### Goal of the exercise
Copy out each line exactly; pictures stay out of the copy.

### Record set
--- BEGIN ---

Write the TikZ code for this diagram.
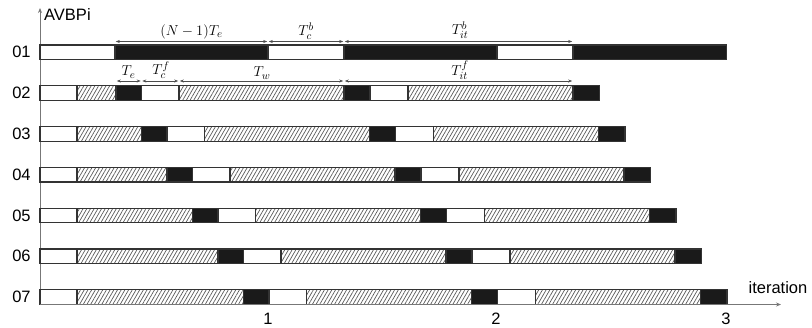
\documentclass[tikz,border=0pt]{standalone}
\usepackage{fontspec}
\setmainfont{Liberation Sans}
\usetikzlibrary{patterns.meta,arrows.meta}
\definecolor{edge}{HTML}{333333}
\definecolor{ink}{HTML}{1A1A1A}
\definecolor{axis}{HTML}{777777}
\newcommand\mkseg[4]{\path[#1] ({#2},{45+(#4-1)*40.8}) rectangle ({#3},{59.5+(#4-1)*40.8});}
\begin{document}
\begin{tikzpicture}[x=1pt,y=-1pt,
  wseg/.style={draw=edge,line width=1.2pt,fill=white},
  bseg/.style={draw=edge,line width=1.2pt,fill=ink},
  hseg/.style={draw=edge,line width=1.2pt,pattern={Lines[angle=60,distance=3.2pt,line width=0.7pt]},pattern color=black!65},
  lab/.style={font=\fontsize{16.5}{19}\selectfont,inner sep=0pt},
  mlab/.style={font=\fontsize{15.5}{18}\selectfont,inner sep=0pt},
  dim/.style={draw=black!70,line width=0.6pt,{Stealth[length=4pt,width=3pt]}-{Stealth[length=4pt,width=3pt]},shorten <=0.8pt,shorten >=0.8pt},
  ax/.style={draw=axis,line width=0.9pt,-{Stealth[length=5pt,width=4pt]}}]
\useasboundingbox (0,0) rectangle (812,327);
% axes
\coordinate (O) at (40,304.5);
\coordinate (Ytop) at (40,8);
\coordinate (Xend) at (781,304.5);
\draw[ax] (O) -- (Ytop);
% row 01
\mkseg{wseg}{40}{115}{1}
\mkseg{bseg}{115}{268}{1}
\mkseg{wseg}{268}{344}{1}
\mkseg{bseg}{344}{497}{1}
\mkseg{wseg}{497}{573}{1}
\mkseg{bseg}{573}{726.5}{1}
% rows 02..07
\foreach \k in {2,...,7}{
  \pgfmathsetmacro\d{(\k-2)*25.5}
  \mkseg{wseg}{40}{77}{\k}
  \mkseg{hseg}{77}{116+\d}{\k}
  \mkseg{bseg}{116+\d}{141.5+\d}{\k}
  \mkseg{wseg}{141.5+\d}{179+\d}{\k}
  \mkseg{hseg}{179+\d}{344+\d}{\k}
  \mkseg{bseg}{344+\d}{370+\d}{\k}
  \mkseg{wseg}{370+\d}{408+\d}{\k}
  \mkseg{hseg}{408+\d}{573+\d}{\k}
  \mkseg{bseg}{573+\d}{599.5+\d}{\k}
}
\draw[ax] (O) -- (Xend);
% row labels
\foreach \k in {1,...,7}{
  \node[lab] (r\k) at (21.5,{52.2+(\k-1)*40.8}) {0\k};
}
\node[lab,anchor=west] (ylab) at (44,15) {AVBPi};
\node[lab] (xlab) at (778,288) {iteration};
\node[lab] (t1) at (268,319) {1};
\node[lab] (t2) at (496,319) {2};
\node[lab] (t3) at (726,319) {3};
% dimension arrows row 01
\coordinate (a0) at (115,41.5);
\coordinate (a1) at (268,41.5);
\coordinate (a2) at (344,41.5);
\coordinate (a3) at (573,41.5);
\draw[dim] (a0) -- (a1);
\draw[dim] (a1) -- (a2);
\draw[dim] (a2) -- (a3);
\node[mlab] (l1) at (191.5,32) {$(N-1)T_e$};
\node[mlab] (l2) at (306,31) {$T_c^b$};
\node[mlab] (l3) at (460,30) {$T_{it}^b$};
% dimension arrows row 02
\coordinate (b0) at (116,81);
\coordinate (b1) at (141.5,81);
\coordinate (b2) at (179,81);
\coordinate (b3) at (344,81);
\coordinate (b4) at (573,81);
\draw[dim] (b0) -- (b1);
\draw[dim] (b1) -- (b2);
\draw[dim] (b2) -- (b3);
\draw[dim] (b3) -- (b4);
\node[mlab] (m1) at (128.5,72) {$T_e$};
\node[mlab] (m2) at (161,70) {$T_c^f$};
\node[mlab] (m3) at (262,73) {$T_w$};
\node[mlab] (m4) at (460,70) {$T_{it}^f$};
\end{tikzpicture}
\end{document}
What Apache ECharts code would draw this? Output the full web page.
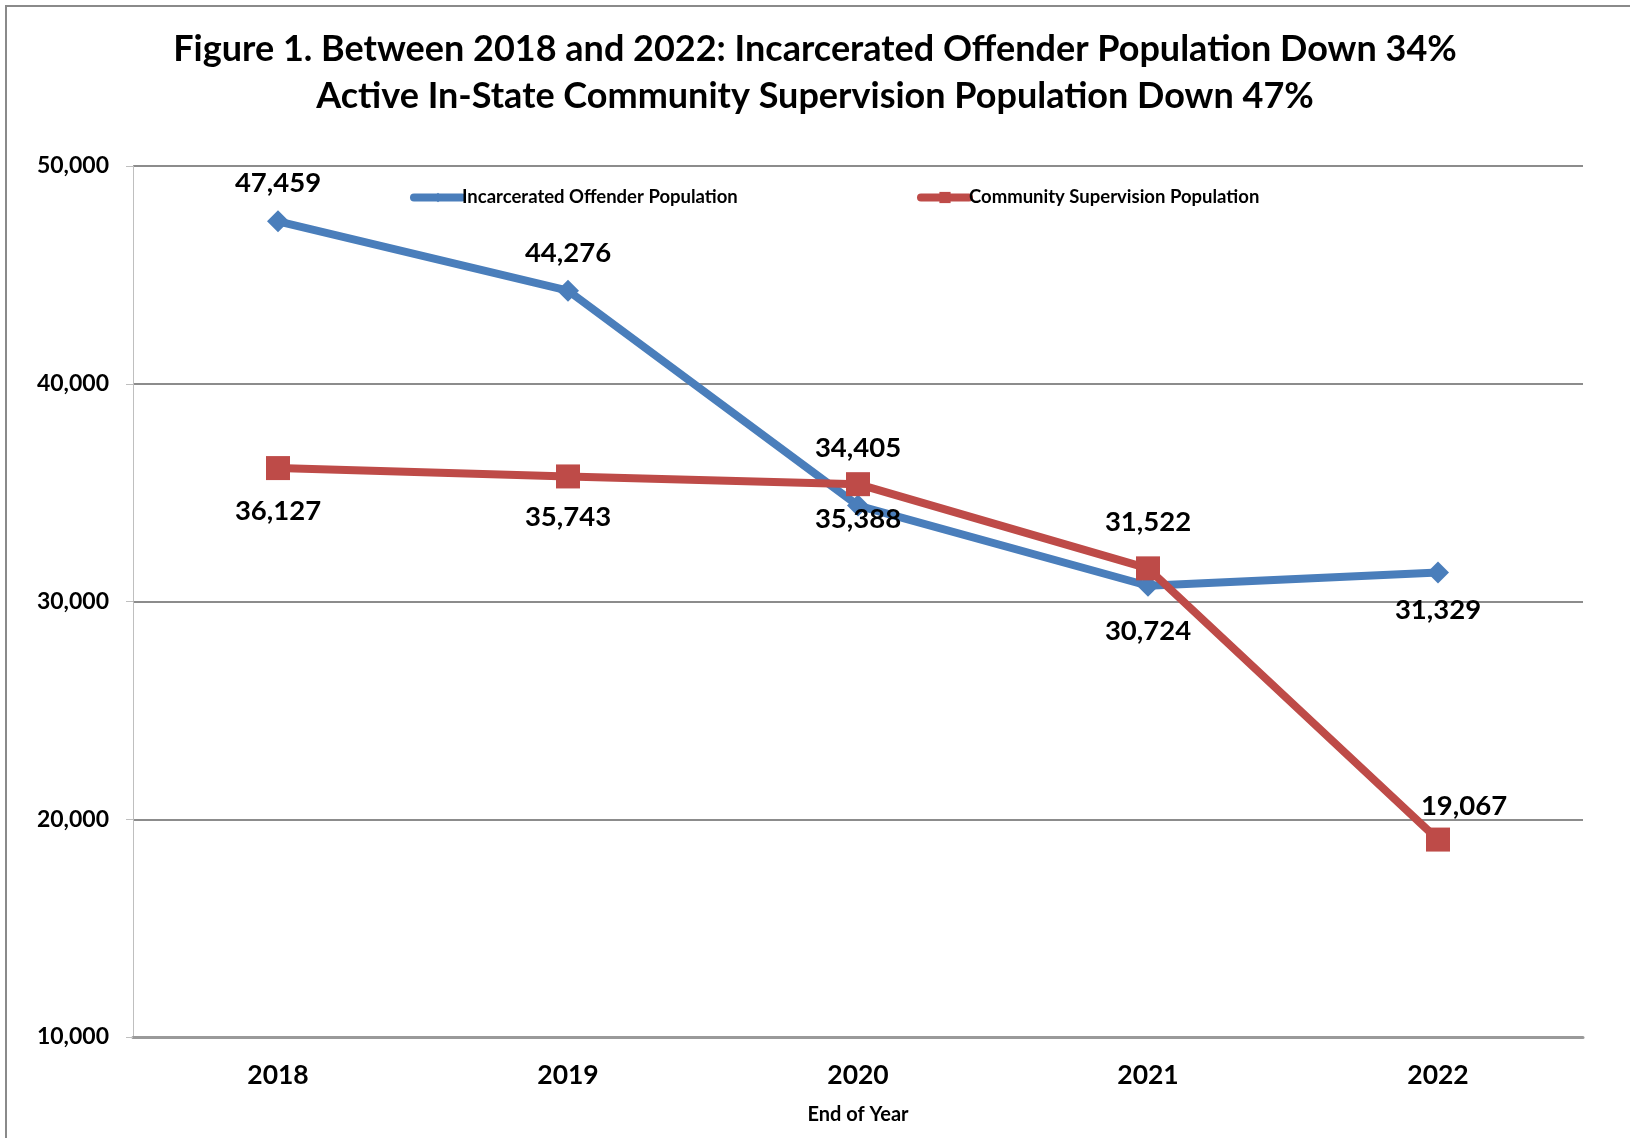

--- END ---

### Full answer
Write the TikZ code for this diagram.
\documentclass[tikz,border=0pt]{standalone}
\usepackage{fontspec}
\setmainfont{Liberation Sans}
\usetikzlibrary{patterns.meta,arrows.meta}
\definecolor{edge}{HTML}{333333}
\definecolor{ink}{HTML}{1A1A1A}
\definecolor{axis}{HTML}{777777}
\newcommand\mkseg[4]{\path[#1] ({#2},{45+(#4-1)*40.8}) rectangle ({#3},{59.5+(#4-1)*40.8});}
\begin{document}
\begin{tikzpicture}[x=1pt,y=-1pt,
  wseg/.style={draw=edge,line width=1.2pt,fill=white},
  bseg/.style={draw=edge,line width=1.2pt,fill=ink},
  hseg/.style={draw=edge,line width=1.2pt,pattern={Lines[angle=60,distance=3.2pt,line width=0.7pt]},pattern color=black!65},
  lab/.style={font=\fontsize{16.5}{19}\selectfont,inner sep=0pt},
  mlab/.style={font=\fontsize{15.5}{18}\selectfont,inner sep=0pt},
  dim/.style={draw=black!70,line width=0.6pt,{Stealth[length=4pt,width=3pt]}-{Stealth[length=4pt,width=3pt]},shorten <=0.8pt,shorten >=0.8pt},
  ax/.style={draw=axis,line width=0.9pt,-{Stealth[length=5pt,width=4pt]}}]
\useasboundingbox (0,0) rectangle (812,327);
% axes
\coordinate (O) at (40,304.5);
\coordinate (Ytop) at (40,8);
\coordinate (Xend) at (781,304.5);
\draw[ax] (O) -- (Ytop);
% row 01
\mkseg{wseg}{40}{115}{1}
\mkseg{bseg}{115}{268}{1}
\mkseg{wseg}{268}{344}{1}
\mkseg{bseg}{344}{497}{1}
\mkseg{wseg}{497}{573}{1}
\mkseg{bseg}{573}{726.5}{1}
% rows 02..07
\foreach \k in {2,...,7}{
  \pgfmathsetmacro\d{(\k-2)*25.5}
  \mkseg{wseg}{40}{77}{\k}
  \mkseg{hseg}{77}{116+\d}{\k}
  \mkseg{bseg}{116+\d}{141.5+\d}{\k}
  \mkseg{wseg}{141.5+\d}{179+\d}{\k}
  \mkseg{hseg}{179+\d}{344+\d}{\k}
  \mkseg{bseg}{344+\d}{370+\d}{\k}
  \mkseg{wseg}{370+\d}{408+\d}{\k}
  \mkseg{hseg}{408+\d}{573+\d}{\k}
  \mkseg{bseg}{573+\d}{599.5+\d}{\k}
}
\draw[ax] (O) -- (Xend);
% row labels
\foreach \k in {1,...,7}{
  \node[lab] (r\k) at (21.5,{52.2+(\k-1)*40.8}) {0\k};
}
\node[lab,anchor=west] (ylab) at (44,15) {AVBPi};
\node[lab] (xlab) at (778,288) {iteration};
\node[lab] (t1) at (268,319) {1};
\node[lab] (t2) at (496,319) {2};
\node[lab] (t3) at (726,319) {3};
% dimension arrows row 01
\coordinate (a0) at (115,41.5);
\coordinate (a1) at (268,41.5);
\coordinate (a2) at (344,41.5);
\coordinate (a3) at (573,41.5);
\draw[dim] (a0) -- (a1);
\draw[dim] (a1) -- (a2);
\draw[dim] (a2) -- (a3);
\node[mlab] (l1) at (191.5,32) {$(N-1)T_e$};
\node[mlab] (l2) at (306,31) {$T_c^b$};
\node[mlab] (l3) at (460,30) {$T_{it}^b$};
% dimension arrows row 02
\coordinate (b0) at (116,81);
\coordinate (b1) at (141.5,81);
\coordinate (b2) at (179,81);
\coordinate (b3) at (344,81);
\coordinate (b4) at (573,81);
\draw[dim] (b0) -- (b1);
\draw[dim] (b1) -- (b2);
\draw[dim] (b2) -- (b3);
\draw[dim] (b3) -- (b4);
\node[mlab] (m1) at (128.5,72) {$T_e$};
\node[mlab] (m2) at (161,70) {$T_c^f$};
\node[mlab] (m3) at (262,73) {$T_w$};
\node[mlab] (m4) at (460,70) {$T_{it}^f$};
\end{tikzpicture}
\end{document}
What Apache ECharts code would draw this? Output the full web page.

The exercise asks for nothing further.